CURTINHAS Nº CXL
Ai estado, estado, a quantas andas!
- Tenho para mim que uma das mais pesadas cangas que nos tolhem os movimentos enquanto Estado é, precisamente, o mau uso que damos à palavra “Estado”.
- Boa parte do que tenho escrito por aqui e por ali gira em torno desse péssimo uso e das suas ainda mais perversas consequências. Mas, reconheço, são invariavelmente considerações tecidas em abstracto que acabam por deixar mais dúvidas que certezas. Um exemplo viria mesmo a calhar.
- Então, aqui vai: “Mais Estado”. O que entender por isto?
- Para alguns é aumentar, tornar mais denso e mais minucioso o corpo de leis e regras que moldam a organização do Estado. Um Quadro Normativo de malha mais apertada, mas que pode ser perfeitamente compatível com o modelo da regulação (Tudo o que não esteja expressamente proíbido, está tacitamente autorizado). Uma interpretação que não tem de ser inimiga da inovação e da iniciativa individual.
- Para outros, os que identificam “Estado” com “Governo”, é colocar a tónica no modelo da regulamentação (Tudo o que não esteja expressamente permitido, está tacitamente proíbido). Uma forma de pensar que se traduz, geralmente, no reforço dos poderes discricionários avocados por Governos mais voluntariosos (L’État, c’est moi).
- Enfim, para tantos, é, mais prosaicamente, ampliar o aparelho administrativo do Estado (a Administração Pública) sujeitando ao estatuto do funcionalismo público cada vez mais actividades económicas – quase sempre sob o argumento da universalidade e gratuitidade do acesso a “bens públicos”.
- É certo que a lista de “bens públicos” varia de acordo com o ideário político. E daí nenhum mal virá ao mundo – desde que o debate se centre no que se entenda serem “bens públicos”, em vez de se limitar à teima “mais Estado”, “menos Estado” - sem ninguém vir a terreiro explicar “que Estado”.
- Só na aparência estas três interpretações apontam no mesmo sentido. Na realidade, é fácil imaginar “mais Estado” com um Governo bastante contido e discreto (vidé, a Suíça). Ou, mesmo, “mais Estado” com um aparelho administrativo reduzido ao mínimo por obra e graça do reforço da regulação e supervisão (vidé, a Austrália) – estas, sim, indiscutíveis funções de soberania.

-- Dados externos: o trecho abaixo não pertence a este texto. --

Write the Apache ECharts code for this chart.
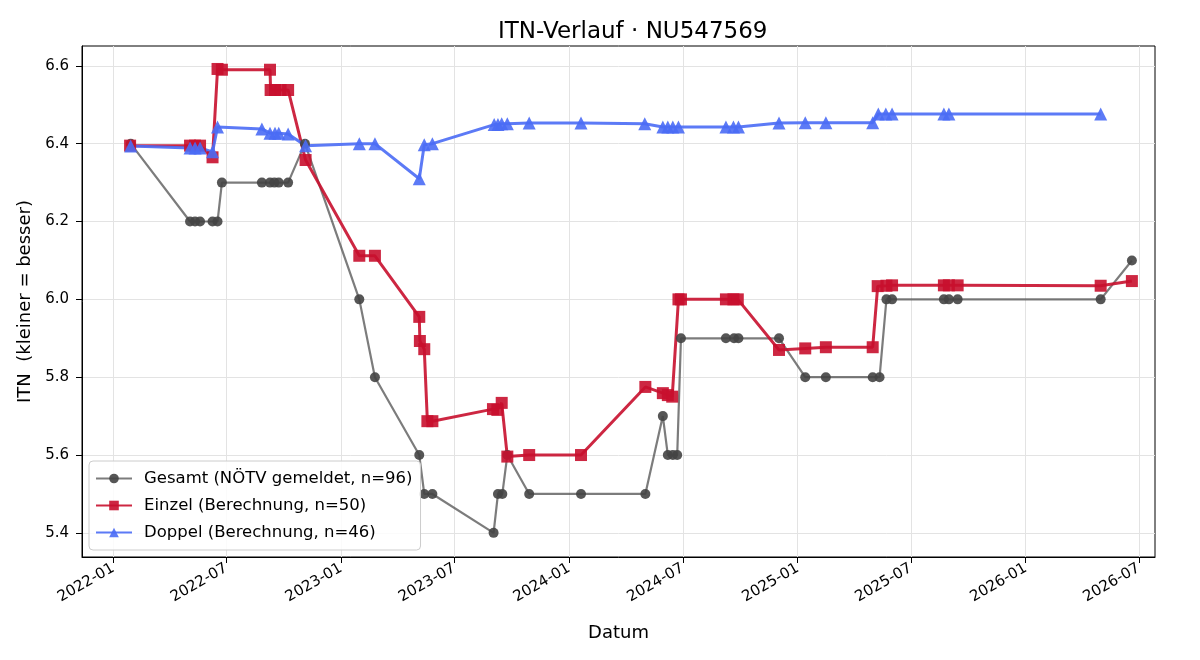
<!DOCTYPE html>
<html>
<head>
<meta charset="utf-8">
<script src="https://cdn.jsdelivr.net/npm/echarts@6/dist/echarts.min.js"></script>
<style>
  html, body { margin: 0; padding: 0; background: #fff; }
  #main { width: 1200px; height: 660px; }
</style>
</head>
<body>
<div id="main"></div>
<script>
// Gesamt (NÖTV gemeldet)
const gesamtDates = ['2022-01-29','2022-05-04','2022-05-12','2022-05-20','2022-06-09','2022-06-17','2022-06-24',
  '2022-08-27','2022-09-09','2022-09-16','2022-09-23','2022-10-08','2022-11-04','2023-01-30','2023-02-24',
  '2023-05-06','2023-05-14','2023-05-27','2023-09-02','2023-09-09','2023-09-16','2023-09-24','2023-10-29',
  '2024-01-20','2024-05-02','2024-05-30','2024-06-07','2024-06-15','2024-06-22','2024-06-28','2024-09-08',
  '2024-09-21','2024-09-28','2024-12-02','2025-01-13','2025-02-15','2025-05-01','2025-05-12','2025-05-23',
  '2025-06-01','2025-08-23','2025-08-31','2025-09-14','2026-05-01','2026-06-20'];
const gesamtValues = [6.4,6.2,6.2,6.2,6.2,6.2,6.3,
  6.3,6.3,6.3,6.3,6.3,6.4,6.0,5.8,
  5.6,5.5,5.5,5.4,5.5,5.5,5.6,5.5,
  5.5,5.5,5.7,5.6,5.6,5.6,5.9,5.9,
  5.9,5.9,5.9,5.8,5.8,5.8,5.8,6.0,
  6.0,6.0,6.0,6.0,6.0,6.1];

// Einzel (Berechnung)
const einzelDates = ['2022-01-28','2022-05-04','2022-05-12','2022-05-20','2022-06-09','2022-06-17','2022-06-24',
  '2022-09-09','2022-09-10','2022-09-17','2022-09-26','2022-10-08','2022-11-05','2023-01-30','2023-02-24',
  '2023-05-06','2023-05-07','2023-05-14','2023-05-19','2023-05-27','2023-09-01','2023-09-08','2023-09-15',
  '2023-09-24','2023-10-29','2024-01-20','2024-05-02','2024-05-30','2024-06-07','2024-06-14','2024-06-24',
  '2024-06-28','2024-09-08','2024-09-20','2024-09-27','2024-12-02','2025-01-13','2025-02-15','2025-05-01',
  '2025-05-09','2025-05-23','2025-06-01','2025-08-23','2025-08-31','2025-09-14','2026-05-01','2026-06-20'];
const einzelValues = [6.395,6.395,6.395,6.395,6.365,6.592,6.59,
  6.59,6.538,6.538,6.538,6.538,6.358,6.112,6.112,
  5.955,5.893,5.872,5.687,5.687,5.718,5.716,5.734,
  5.596,5.6,5.6,5.775,5.759,5.754,5.75,6.0,
  6.0,6.0,6.0,6.0,5.87,5.874,5.877,5.877,
  6.034,6.035,6.036,6.036,6.036,6.036,6.035,6.047];

// Doppel (Berechnung)
const doppelDates = ['2022-01-29','2022-05-04','2022-05-12','2022-05-20','2022-06-09','2022-06-17','2022-08-27',
  '2022-09-09','2022-09-17','2022-09-23','2022-10-08','2022-11-05','2023-01-30','2023-02-24','2023-05-06',
  '2023-05-14','2023-05-27','2023-09-03','2023-09-09','2023-09-15','2023-09-24','2023-10-29','2024-01-20',
  '2024-05-01','2024-05-30','2024-06-07','2024-06-15','2024-06-24','2024-09-08','2024-09-20','2024-09-28',
  '2024-12-02','2025-01-13','2025-02-15','2025-05-01','2025-05-10','2025-05-22','2025-06-01','2025-08-23',
  '2025-08-31','2026-05-01'];
const doppelValues = [6.394,6.389,6.389,6.389,6.379,6.443,6.438,
  6.427,6.427,6.427,6.425,6.395,6.4,6.4,6.31,
  6.397,6.4,6.449,6.449,6.451,6.451,6.453,6.453,
  6.451,6.443,6.443,6.443,6.443,6.443,6.443,6.443,
  6.453,6.454,6.454,6.454,6.476,6.476,6.476,6.476,
  6.476,6.476];

const xTicks = ['2022-01-01','2022-07-01','2023-01-01','2023-07-01','2024-01-01','2024-07-01',
  '2025-01-01','2025-07-01','2026-01-01','2026-07-01'];
const yTicks = [5.4, 5.6, 5.8, 6.0, 6.2, 6.4, 6.6];

function ts(s) { return +echarts.time.parse(s); }
function pairs(dates, values) { return dates.map((d, i) => [ts(d), values[i]]); }

const FONT = 'DejaVu Sans';
var myChart = echarts.init(document.getElementById('main'));

var option = {
  animation: false,
  backgroundColor: '#fff',
  textStyle: { fontFamily: FONT },
  title: {
    text: 'ITN-Verlauf · NU547569',
    left: 493,
    top: 16,
    textStyle: { fontFamily: FONT, fontSize: 23, fontWeight: 'normal', color: '#000' }
  },
  grid: {
    left: 82, right: 45, top: 46, bottom: 103,
    show: true, borderColor: '#000', borderWidth: 1
  },
  legend: {
    orient: 'vertical',
    left: 89,
    top: 461,
    padding: [9, 8, 9, 6],
    itemGap: 10,
    itemWidth: 36,
    itemHeight: 12,
    borderColor: '#cccccc',
    borderWidth: 1,
    borderRadius: 4,
    backgroundColor: 'rgba(255,255,255,0.85)',
    textStyle: { fontFamily: FONT, fontSize: 16.5, color: '#000', padding: [0, 0, 0, 7] },
    data: ['Gesamt (NÖTV gemeldet, n=96)', 'Einzel (Berechnung, n=50)', 'Doppel (Berechnung, n=46)']
  },
  xAxis: {
    type: 'value',
    min: ts('2021-11-12'),
    max: ts('2026-07-27'),
    name: 'Datum',
    nameLocation: 'middle',
    nameGap: 67,
    nameTextStyle: { fontFamily: FONT, fontSize: 18, color: '#000' },
    axisLine: { show: true, onZero: false, lineStyle: { color: '#000', width: 1 } },
    axisTick: { show: true, length: 6, lineStyle: { color: '#000' }, customValues: xTicks.map(ts) },
    axisLabel: {
      customValues: xTicks.map(ts),
      rotate: 30,
      margin: 10,
      fontFamily: FONT, fontSize: 15, color: '#000',
      formatter: function (v) {
        const d = new Date(v);
        return d.getFullYear() + '-' + String(d.getMonth() + 1).padStart(2, '0');
      }
    },
    splitLine: { show: true, lineStyle: { color: '#e3e3e3', width: 1 } }
  },
  yAxis: {
    type: 'value',
    min: 5.338,
    max: 6.651,
    name: 'ITN  (kleiner = besser)',
    nameLocation: 'middle',
    nameGap: 48,
    nameTextStyle: { fontFamily: FONT, fontSize: 18, color: '#000' },
    axisLine: { show: true, lineStyle: { color: '#000', width: 1 } },
    axisTick: { show: true, length: 6, lineStyle: { color: '#000' }, customValues: yTicks },
    axisLabel: {
      customValues: yTicks,
      margin: 13,
      fontFamily: FONT, fontSize: 15, color: '#000',
      formatter: function (v) { return Number(v).toFixed(1); }
    },
    splitLine: { show: true, lineStyle: { color: '#e3e3e3', width: 1 } }
  },
  series: [
    {
      name: 'Gesamt (NÖTV gemeldet, n=96)',
      type: 'line',
      data: pairs(gesamtDates, gesamtValues),
      symbol: 'circle',
      symbolSize: 10,
      showAllSymbol: true,
      lineStyle: { color: 'rgba(68,68,68,0.7)', width: 2.2 },
      itemStyle: { color: '#444', opacity: 0.9 }
    },
    {
      name: 'Einzel (Berechnung, n=50)',
      type: 'line',
      data: pairs(einzelDates, einzelValues),
      symbol: 'rect',
      symbolSize: 12,
      showAllSymbol: true,
      lineStyle: { color: '#c8102e', width: 3, opacity: 0.9 },
      itemStyle: { color: '#c8102e', opacity: 0.9 }
    },
    {
      name: 'Doppel (Berechnung, n=46)',
      type: 'line',
      data: pairs(doppelDates, doppelValues),
      symbol: 'triangle',
      symbolSize: 13,
      showAllSymbol: true,
      lineStyle: { color: '#4a6cf5', width: 3, opacity: 0.9 },
      itemStyle: { color: '#4a6cf5', opacity: 0.9 }
    }
  ]
};
option && myChart.setOption(option);
</script>
</body>
</html>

- Como se imagina também sem dificuldade uma Administração Pública de tal modo extensa e complexa que reduz o Governo à impotência, por mais voluntarioso que este seja. Ou um Quadro Normativo que tolera as intervenções discricionárias do Governo ao ponto de se perder de vista os princípios fundamentais que enformam o Estado. (Exemplos para um e outro destes casos é o que não falta por esse mundo fora.)
- Mas o que mais me surpreende é o facto de este debate se circunscrever à vertente interna: o que seja “mais Estado”, cá dentro. Como se nós, crendo-nos sozinhos no mundo, só tivessemos de nos preocupar com o nosso próprio umbigo.
- Onde pára o debate político sobre como queremos e podemos afirmar os nossos interesses no contexto global?
- A ideia que fica é que abdicámos a favor da UE, não só este ou aquele aspecto da nossa soberania - mas toda a soberania, por atacado. Afinal, um pêso que nos excedia e que alijámos de bom grado com um suspiro de alívio (e não me venham com a desculpa da troika, da Dívida Pública Externa ou da defesa do Estado Social).
- Enquanto for este o quadro mental que entre nós prevalecer, domesticamente continuaremos confundidos por aquilo que alguém, sábio, baptizou como “ignorância racional” - e externamente não nos daremos ao respeito.